[GIVEN DATA]

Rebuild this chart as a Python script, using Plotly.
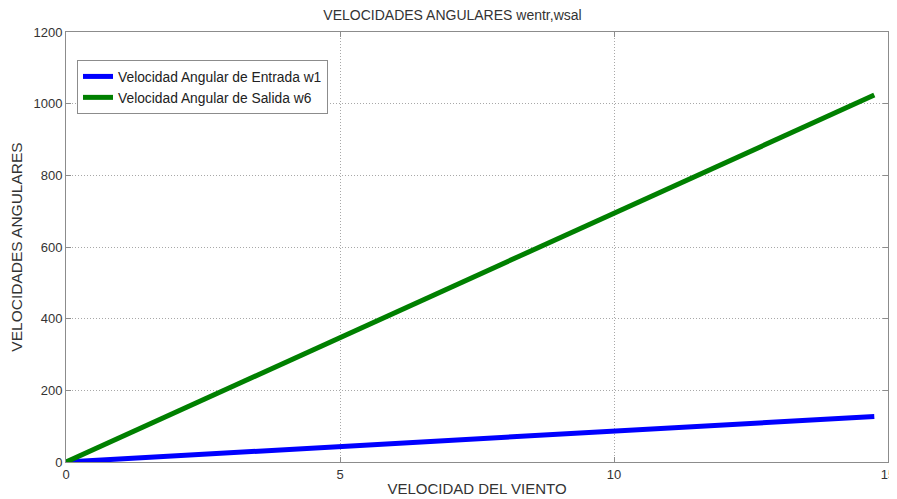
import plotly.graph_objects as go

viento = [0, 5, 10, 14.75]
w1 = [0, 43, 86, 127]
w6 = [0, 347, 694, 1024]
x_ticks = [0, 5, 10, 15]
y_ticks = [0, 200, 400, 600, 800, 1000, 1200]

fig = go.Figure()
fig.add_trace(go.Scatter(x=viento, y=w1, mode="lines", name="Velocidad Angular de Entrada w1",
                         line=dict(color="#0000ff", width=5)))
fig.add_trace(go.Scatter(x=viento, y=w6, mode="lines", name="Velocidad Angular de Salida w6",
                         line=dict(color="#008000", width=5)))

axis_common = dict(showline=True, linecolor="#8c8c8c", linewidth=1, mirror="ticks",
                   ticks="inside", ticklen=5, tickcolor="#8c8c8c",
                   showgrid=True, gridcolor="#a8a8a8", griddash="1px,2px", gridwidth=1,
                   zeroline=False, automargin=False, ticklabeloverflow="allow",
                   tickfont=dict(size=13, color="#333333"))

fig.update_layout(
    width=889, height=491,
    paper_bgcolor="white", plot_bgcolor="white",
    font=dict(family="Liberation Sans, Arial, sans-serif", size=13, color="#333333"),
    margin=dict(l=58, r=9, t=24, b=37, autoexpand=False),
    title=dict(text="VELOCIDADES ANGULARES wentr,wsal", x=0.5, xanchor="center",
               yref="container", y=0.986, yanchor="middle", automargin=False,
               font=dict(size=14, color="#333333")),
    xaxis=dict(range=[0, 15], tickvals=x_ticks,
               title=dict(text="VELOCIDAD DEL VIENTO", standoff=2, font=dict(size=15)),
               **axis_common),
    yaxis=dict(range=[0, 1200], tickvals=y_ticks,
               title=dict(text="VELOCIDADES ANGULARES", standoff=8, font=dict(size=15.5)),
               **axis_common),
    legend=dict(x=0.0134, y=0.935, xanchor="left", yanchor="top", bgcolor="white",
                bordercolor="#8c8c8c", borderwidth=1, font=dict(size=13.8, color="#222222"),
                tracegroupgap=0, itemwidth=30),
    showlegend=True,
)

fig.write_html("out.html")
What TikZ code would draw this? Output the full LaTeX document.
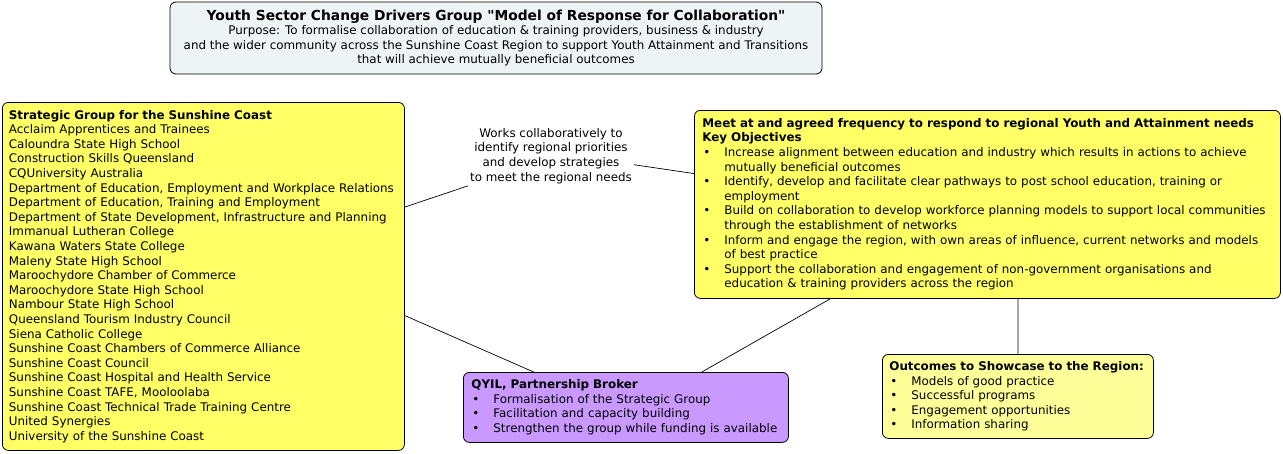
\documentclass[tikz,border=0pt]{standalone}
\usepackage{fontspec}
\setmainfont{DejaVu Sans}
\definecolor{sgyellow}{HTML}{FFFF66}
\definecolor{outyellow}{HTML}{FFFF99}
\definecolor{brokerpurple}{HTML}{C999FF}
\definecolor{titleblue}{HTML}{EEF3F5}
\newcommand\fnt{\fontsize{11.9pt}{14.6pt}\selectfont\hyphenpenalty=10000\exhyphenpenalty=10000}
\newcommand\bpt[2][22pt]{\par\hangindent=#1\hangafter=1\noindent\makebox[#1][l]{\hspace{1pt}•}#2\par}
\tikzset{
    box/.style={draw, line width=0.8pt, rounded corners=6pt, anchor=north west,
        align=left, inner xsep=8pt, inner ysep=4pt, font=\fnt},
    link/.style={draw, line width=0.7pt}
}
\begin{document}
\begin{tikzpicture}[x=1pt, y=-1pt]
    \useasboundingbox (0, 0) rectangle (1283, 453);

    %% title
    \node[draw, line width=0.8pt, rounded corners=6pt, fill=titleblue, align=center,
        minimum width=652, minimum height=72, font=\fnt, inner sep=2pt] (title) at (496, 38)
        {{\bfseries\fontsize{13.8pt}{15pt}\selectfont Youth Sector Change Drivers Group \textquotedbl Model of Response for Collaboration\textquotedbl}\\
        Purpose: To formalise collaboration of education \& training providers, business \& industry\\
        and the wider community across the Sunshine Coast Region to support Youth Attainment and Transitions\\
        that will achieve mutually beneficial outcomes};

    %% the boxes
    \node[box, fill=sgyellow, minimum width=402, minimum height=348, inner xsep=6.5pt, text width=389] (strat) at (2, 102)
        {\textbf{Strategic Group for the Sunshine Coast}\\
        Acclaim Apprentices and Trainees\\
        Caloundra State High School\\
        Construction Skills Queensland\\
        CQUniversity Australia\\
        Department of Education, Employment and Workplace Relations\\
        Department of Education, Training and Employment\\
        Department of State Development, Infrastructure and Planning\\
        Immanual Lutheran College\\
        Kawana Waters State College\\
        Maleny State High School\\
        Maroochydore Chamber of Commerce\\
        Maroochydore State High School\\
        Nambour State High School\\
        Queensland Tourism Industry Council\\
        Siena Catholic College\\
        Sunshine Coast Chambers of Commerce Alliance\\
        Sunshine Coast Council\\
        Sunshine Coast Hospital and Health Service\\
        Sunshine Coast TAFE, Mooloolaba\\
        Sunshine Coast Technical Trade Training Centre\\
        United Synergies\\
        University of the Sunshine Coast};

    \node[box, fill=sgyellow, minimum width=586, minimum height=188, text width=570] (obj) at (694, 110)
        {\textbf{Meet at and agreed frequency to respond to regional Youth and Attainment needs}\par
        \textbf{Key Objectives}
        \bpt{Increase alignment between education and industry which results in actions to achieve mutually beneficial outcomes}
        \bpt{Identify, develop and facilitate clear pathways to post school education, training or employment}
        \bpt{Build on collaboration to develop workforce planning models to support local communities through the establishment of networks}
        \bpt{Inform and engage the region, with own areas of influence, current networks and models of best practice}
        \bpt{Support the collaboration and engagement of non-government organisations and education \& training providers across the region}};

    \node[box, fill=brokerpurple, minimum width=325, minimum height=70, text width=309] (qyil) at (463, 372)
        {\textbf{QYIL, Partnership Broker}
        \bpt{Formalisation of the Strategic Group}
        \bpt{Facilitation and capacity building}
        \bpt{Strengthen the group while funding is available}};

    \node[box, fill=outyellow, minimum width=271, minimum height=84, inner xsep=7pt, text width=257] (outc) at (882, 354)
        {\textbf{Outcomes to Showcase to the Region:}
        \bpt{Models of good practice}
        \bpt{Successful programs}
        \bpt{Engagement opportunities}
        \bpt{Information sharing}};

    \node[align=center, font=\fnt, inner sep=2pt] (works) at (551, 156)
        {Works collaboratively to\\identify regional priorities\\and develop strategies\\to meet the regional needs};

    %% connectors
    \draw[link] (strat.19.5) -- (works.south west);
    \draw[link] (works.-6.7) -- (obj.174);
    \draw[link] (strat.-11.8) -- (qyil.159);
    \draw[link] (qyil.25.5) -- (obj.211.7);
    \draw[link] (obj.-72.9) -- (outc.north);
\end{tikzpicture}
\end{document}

[DESCRIPTION OF THE TASK] Begin at the first line of the entries above and return each line exactly, stopping after the line that contains "y_ticks = [0, 200, 400, 600, 800, 1000, 1200]". Pictures do not belong in the copy.

[REPLY]
Rebuild this chart as a Python script, using Plotly.
import plotly.graph_objects as go

viento = [0, 5, 10, 14.75]
w1 = [0, 43, 86, 127]
w6 = [0, 347, 694, 1024]
x_ticks = [0, 5, 10, 15]
y_ticks = [0, 200, 400, 600, 800, 1000, 1200]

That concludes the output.